Siento que he venido hasta Santa Maddalena para descifrar lenguajes nuevos: superar el bloqueo de mi texto, entender otras formas de comunicación con los animales y con los muertos, escuchar lenguas extranjeras. Me pierdo en el bosque para poder, como Dorothy, encontrar el camino de vuelta hasta mi casa. «Hace unas semanas, una escritora salió de paseo y le atacó un jabalí», me previene Rasika antes de abrir la verja del jardín. Cada mañana, camino hasta extenuarme, los perros de las casas me ladran, la escultura de un santo sirve como referencia para saber que voy por el sendero correcto. Después de dos horas desorientada en el bosque, veo el olivar que rodea a la residencia. Me ducho y escribo. Es primavera, el momento más tranquilo del año en Santa Maddalena, la piscina está tapada con una lona azul. En verano, me cuenta Rasika, la casa está llena de gente y hay muchísimo trabajo. En cambio, ahora, el ambiente es tranquilo, propicio para la escritura y la conversación con los muertos 

Escribo en todos los lugares de la casa que puedo: la habitación turca, la torre, el estudio de Grisha, el jardín… En cada espacio surge una nueva oportunidad para viajar en el tiempo.
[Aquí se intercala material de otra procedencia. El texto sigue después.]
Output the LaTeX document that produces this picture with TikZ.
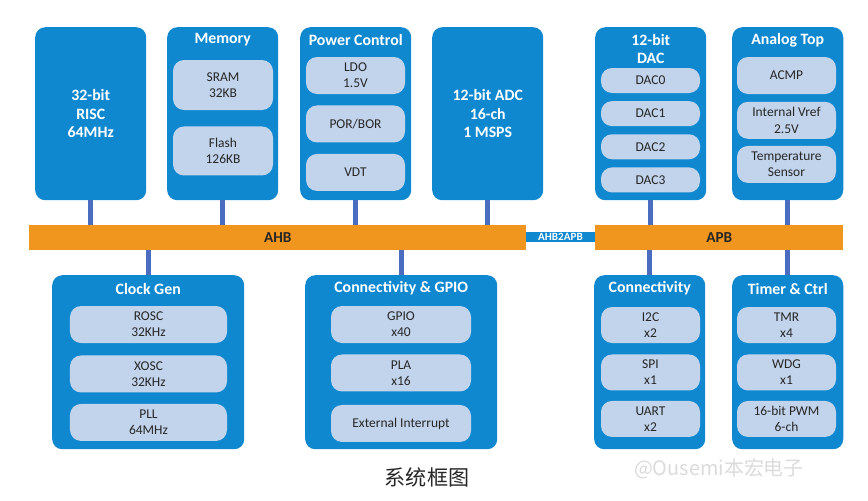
\documentclass[tikz,border=0pt]{standalone}
\usepackage{fontspec}
\setmainfont{Carlito}
\newfontfamily\cjk{Noto Sans CJK SC}
\usetikzlibrary{calc,positioning}
\definecolor{ChipBlue}{HTML}{1088D0}
\definecolor{CellBlue}{HTML}{C2D4EC}
\definecolor{BusOrange}{HTML}{F0961E}
\definecolor{LinkBlue}{HTML}{4A6DC0}
\definecolor{InkGray}{HTML}{262626}

\begin{document}
\begin{tikzpicture}[x=0.03cm,y=-0.03cm,
    block/.style={fill=ChipBlue,rounded corners=0.3cm,inner sep=0pt,
                  minimum width=3.33cm,minimum height=5.19cm,anchor=north west,
                  text=white,align=center,font=\fontsize{13.5}{16}\selectfont\bfseries},
    wide/.style={block,minimum width=5.76cm,minimum height=5.22cm},
    head/.style={text=white,align=center,inner sep=0pt,
                 font=\fontsize{13.5}{15.5}\selectfont\bfseries},
    cell/.style={fill=CellBlue,rounded corners=0.33cm,inner sep=0pt,
                 minimum width=2.97cm,minimum height=1.11cm,align=center,
                 text=InkGray,font=\fontsize{11.5}{13.8}\selectfont},
    bus/.style={fill=BusOrange,inner sep=0pt,minimum height=0.75cm,
                anchor=north west,text=InkGray,font=\fontsize{13}{15}\selectfont\bfseries},
    link/.style={LinkBlue,line width=0.15cm}]
    \useasboundingbox (0,0) rectangle (868,500);

    % system buses
    \node[bus,minimum width=14.91cm] (ahb) at (29,225) {AHB};
    \node[bus,minimum width=7.44cm] (apb) at (595,225) {APB};
    \node[fill=ChipBlue,text=white,inner sep=0pt,minimum width=2.07cm,minimum height=0.3cm,
          font=\fontsize{9.5}{10}\selectfont\bfseries] (bridge) at (560.5,237) {AHB2APB};

    % top row
    \node[block] (risc) at (35,27) {32-bit\\RISC\\64MHz};
    \node[block] (mem) at (167,27) {};
    \node[block] (pwr) at (300,27) {};
    \node[block] (adc) at (432,27) {12-bit ADC\\16-ch\\1 MSPS};
    \node[block] (dac) at (595,27) {};
    \node[block] (ana) at (732,27) {};

    \node[head] (memt) at ([yshift=-0.39cm]mem.north) {Memory};
    \node[cell,minimum width=3cm,minimum height=1.5cm] (sram) at (223,85) {SRAM\\32KB};
    \node[cell,minimum width=3cm,minimum height=1.47cm,below=0.48cm of sram] (flash) {Flash\\126KB};

    \node[head] (pwrt) at ([yshift=-0.39cm]pwr.north) {Power Control};
    \node[cell] (ldo) at (355.5,75.5) {LDO\\1.5V};
    \node[cell,below=0.33cm of ldo] (por) {POR/BOR};
    \node[cell,below=0.33cm of por] (vdt) {VDT};

    \node[head] (dact) at ([yshift=-0.66cm]dac.north) {12-bit\\DAC};
    \node[cell,minimum height=0.75cm] (dac0) at (650.5,80.5) {DAC0};
    \node[cell,minimum height=0.75cm,below=0.23cm of dac0] (dac1) {DAC1};
    \node[cell,minimum height=0.75cm,below=0.23cm of dac1] (dac2) {DAC2};
    \node[cell,minimum height=0.75cm,below=0.23cm of dac2] (dac3) {DAC3};

    \node[head] (anat) at ([yshift=-0.39cm]ana.north) {Analog Top};
    \node[cell] (acmp) at (786.5,75.5) {ACMP};
    \node[cell,below=0.22cm of acmp] (vref) {Internal Vref\\2.5V};
    \node[cell,below=0.2cm of vref] (temp) {Temperature\\Sensor};

    % bottom row
    \node[wide] (clk) at (52,275) {};
    \node[wide] (gpio) at (305,275) {};
    \node[block,minimum height=5.22cm] (conn) at (594,275) {};
    \node[block,minimum height=5.22cm] (tmr) at (732,275) {};

    \node[head] (clkt) at ([yshift=-0.41cm]clk.north) {Clock Gen};
    \node[cell,minimum width=4.71cm] (rosc) at (148.5,324.5) {ROSC\\32KHz};
    \node[cell,minimum width=4.71cm,below=0.36cm of rosc] (xosc) {XOSC\\32KHz};
    \node[cell,minimum width=4.71cm,below=0.33cm of xosc] (pll) {PLL\\64MHz};

    \node[head] (gpiot) at ([yshift=-0.41cm]gpio.north) {Connectivity \& GPIO};
    \node[cell,minimum width=4.2cm] (gpioc) at (401,324.5) {GPIO\\x40};
    \node[cell,minimum width=4.2cm,below=0.33cm of gpioc] (pla) {PLA\\x16};
    \node[cell,minimum width=4.2cm,below=0.39cm of pla] (extint) {External Interrupt};

    \node[head] (connt) at ([yshift=-0.41cm]conn.north) {Connectivity};
    \node[cell,minimum height=1.08cm] (i2c) at (650.5,325) {I2C\\x2};
    \node[cell,minimum height=1.08cm,below=0.33cm of i2c] (spi) {SPI\\x1};
    \node[cell,minimum height=1.08cm,below=0.3cm of spi] (uart) {UART\\x2};

    \node[head] (tmrt) at ([yshift=-0.41cm]tmr.north) {Timer \& Ctrl};
    \node[cell,minimum height=1.08cm] (tmrc) at (786.5,325) {TMR\\x4};
    \node[cell,minimum height=1.08cm,below=0.33cm of tmrc] (wdg) {WDG\\x1};
    \node[cell,minimum height=1.08cm,below=0.3cm of wdg] (pwm) {16-bit PWM\\6-ch};

    % bus taps
    \foreach \b in {risc,mem,pwr,adc}
      \draw[link] (\b.south) -- (\b.south |- ahb.north);
    \foreach \b in {dac,ana}
      \draw[link] (\b.south) -- (\b.south |- apb.north);
    \foreach \b in {clk,gpio}
      \draw[link] (\b.north) -- (\b.north |- ahb.south);
    \foreach \b in {conn,tmr}
      \draw[link] (\b.north) -- (\b.north |- apb.south);

    \node[font=\cjk\fontsize{18}{20}\selectfont,text=InkGray] (caption) at (427,477) {系统框图};
    \node[font=\cjk\fontsize{17}{20}\selectfont,text=black!14,anchor=west] (mark) at (630,469) {@Ousemi本宏电子};
  \end{tikzpicture}
\end{document}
Hay presencias en todas partes. Aquí, nunca estoy sola. Cada noche, antes de cenar, suena mi teléfono y le enseño a mi hijo el cuadro del carterista y porrazo, los retratos de los antepasados de Beatrice, le hablo del bosque, del santo que indica el camino a casa, y le digo que ya solo estoy a unas páginas de distancia de volver con él a Madrid y dejar de ser un objeto que habla.